Russian President Vladimir Putin meets with North Korea's leader Kim Jong Un in Vladivostok, Russia, on April 25, 2019. (Sputnik/Alexei Nikolsky/Kremlin via Reuters)

In a May 25 interview with Russia’s state news agency RIA Novosti (RIA), Aleksandr Ivanovich Matsegora, the Russian ambassador to Pyongyang, revealed that his country resumed its goods exports to North Korea in November last year, “not just on a one-time, but on a regular basis.” According to him, in the first quarter of 2023, a total of 13,223 tons of goods were transported from Russia to the DPRK through the Khasan/Tumangan border, including 4,946 tons of wheat flour and 4,309 tons of corn.
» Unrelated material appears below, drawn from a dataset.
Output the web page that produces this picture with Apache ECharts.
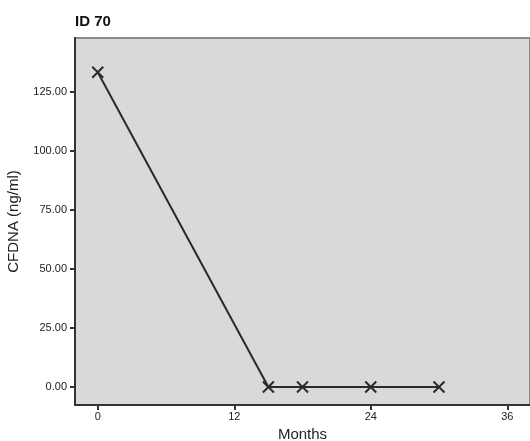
<!DOCTYPE html>
<html>
<head>
<meta charset="utf-8">
<script src="https://cdn.jsdelivr.net/npm/echarts@6/dist/echarts.min.js"></script>
<style>
  html, body { margin: 0; padding: 0; background: #fff; }
  #chart { width: 530px; height: 441px; }
</style>
</head>
<body>
<div id="chart"></div>
<script>
// Follow-up measurements for one patient
const months = [0, 15, 18, 24, 30];
const cfdna = [133.5, 0, 0, 0, 0];
const xTicks = [0, 12, 24, 36];
const yTicks = [0, 25, 50, 75, 100, 125];

const chart = echarts.init(document.getElementById('chart'));
const font = '"Liberation Sans", Arial, sans-serif';

chart.setOption({
  animation: false,
  title: {
    text: 'ID 70',
    left: 75,
    top: 14,
    padding: 0,
    textStyle: { fontFamily: font, fontSize: 15, fontWeight: 'bold', color: '#111' }
  },
  grid: {
    left: 75, right: 0, top: 38, bottom: 36,
    outerBoundsMode: 'none',
    containLabel: false,
    show: true,
    backgroundColor: '#d9d9d9',
    borderColor: '#8a8a8a',
    borderWidth: 2
  },
  xAxis: {
    type: 'value',
    min: -2, max: 38,
    name: 'Months',
    nameLocation: 'middle',
    nameGap: 22,
    nameTextStyle: { fontFamily: font, fontSize: 15, color: '#222' },
    splitLine: { show: false },
    axisLine: { show: true, onZero: false, lineStyle: { color: '#333', width: 2 } },
    axisTick: { show: true, customValues: xTicks, length: 5, lineStyle: { color: '#333', width: 2 } },
    axisLabel: { customValues: xTicks, fontFamily: font, fontSize: 11, color: '#222', margin: 6 }
  },
  yAxis: {
    type: 'value',
    min: -7.6, max: 148,
    name: 'CFDNA (ng/ml)',
    nameLocation: 'middle',
    nameGap: 54,
    nameTextStyle: { fontFamily: font, fontSize: 15, color: '#222' },
    splitLine: { show: false },
    axisLine: { show: true, onZero: false, lineStyle: { color: '#333', width: 2 } },
    axisTick: { show: true, customValues: yTicks, length: 5, lineStyle: { color: '#333', width: 2 } },
    axisLabel: {
      customValues: yTicks,
      fontFamily: font, fontSize: 11, color: '#222', margin: 8,
      formatter: v => v.toFixed(2)
    }
  },
  series: [{
    type: 'line',
    data: months.map((m, i) => [m, cfdna[i]]),
    lineStyle: { color: '#2a2a2a', width: 2 },
    symbol: 'path://M0,0L10,10M10,0L0,10',
    symbolSize: 11,
    itemStyle: { color: '#2a2a2a', borderColor: '#2a2a2a', borderWidth: 2 }
  }]
});
</script>
</body>
</html>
Matsegora also claimed that Russia directly supplies the DPRK with vegetable oil, confectionery and petroleum products as well as horses, while construction materials come in transit via China. At present, he said he was hopeful that “the transportation of Russian goods – mainly coal – to be transshipped at Rajin port will begin soon,” adding that the two countries were “currently actively discussing the issue.”

However, bilateral trade with North Korea was still very limited due to the “dire consequences” of the sanctions imposed on the regime by the United Nations (UN) Security Council, Matsegora told RIA. “They destroyed the settlement system, made it very difficult to deliver goods by sea and severely restricted the range of goods allowed for export to and import from North Korea.” Still, the Russian government is looking for ways to increase trade despite the UN-imposed embargoes, he said. “The most important step is to establish a settlement system in rubles, and we are working on that.”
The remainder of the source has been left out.